A l’heure où d’habitude la plupart des Français regardent le journal
télévisé, un peuple tout entier tendit l’oreille vers ses transistors. Et le
message qu’il entendit le glaça d’effroi.
« C’est le Père Noël qui vous parle. Je sais que vous me prenez tous pour un
vieux con. Et pendant longtemps vous avez eu raison. Mais maintenant c’est
fini. J’en ai marre de vous distribuer des cadeaux plus inutiles les uns que
les autres. Je finis par me demander si je sers à quelque chose. Alors cette
année, j’ai décidé de tout changer. Je vous ai apporté le seul cadeau dont
vous avez besoin. On sait que je me déplace dans un traineau tiré par des
rennes. Mais ça, c’est pour le look. En réalité, mon traineau est
supersonique et bourré d’informatique. Le Père Noël, sachez-le est une
multinationale. Comment pourrait-il en être autrement quand il faut
parcourir le monde entier en peu de temps et distribuer des milliards
d’objets ? Nos informaticiens sont les meilleurs du monde. Ils peuvent
entrer par effraction dans les systèmes les plus sophistiqués et les mettre
en panne, provisoire ou définitive. C’est ce qu’ils ont fait, sur mon ordre,
en France. Françaises, Français, c’est l’Etat qui vous empêche de vivre et
d’être heureux.

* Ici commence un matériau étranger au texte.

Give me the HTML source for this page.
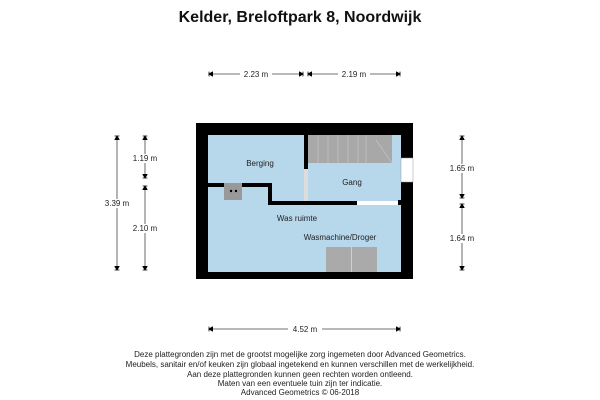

Je l’ai rendu impuissant en annihilant tous ses moyens de
communication, internes et externes. C’est le cadeau que je vous fais.
J’avais longtemps espéré que vous feriez cette réforme vous-mêmes, sans que
je m’en mêle. Mais vos hommes politiques sont des clowns. Pas drôles en
plus. Et plus intéressés à accumuler des avantages et de la richesse qu'à
prendre de bonnes décisions pour le pays. Maintenant, c’est fini. Ils n’ont
plus le moyen de vous contraindre, ils sont donc morts, car aucun d’entre
vous ne fera librement ce qu’ils vous faisaient faire par la menace et la
punition. Sachez aussi que, pas bête, je veille au grain. Mes informaticiens
sont supérieurs aux leurs. Dès qu’ils verront poindre la moindre tentative
des hommes de l’Etat de reconstituer leur système, ils l’empêcheront. Que
voulez-vous, un cadeau c’est un cadeau. Il faut assurer le service
après-vente. L’année prochaine, si vous vous êtes bien conduits, je vous
apporterai encore des cadeaux utiles. Le temps des distractions stupides est
fini pour vous. Vous allez devoir réapprendre à vivre. »
Le lendemain matin, toute la neige avait fondu, grâce aux heureux effets du
réchauffement climatique, celui-là même qui, il y douze mille ans, en
mettant fin à la glaciation qui faisait de la planète
une grosse boule de givre, avait permis à l’humanité de conquérir le monde.
Les Français d’aujourd’hui n’avaient, eux, qu’à reconquérir leur pays et
leurs droits. Ce qu’ils entreprirent de faire avec une bonne humeur qu’ils
n’avaient plus ressentie depuis des décennies. Et aujourd’hui, dans ce pays
sceptique et blasé, on croit enfin au Père Noël.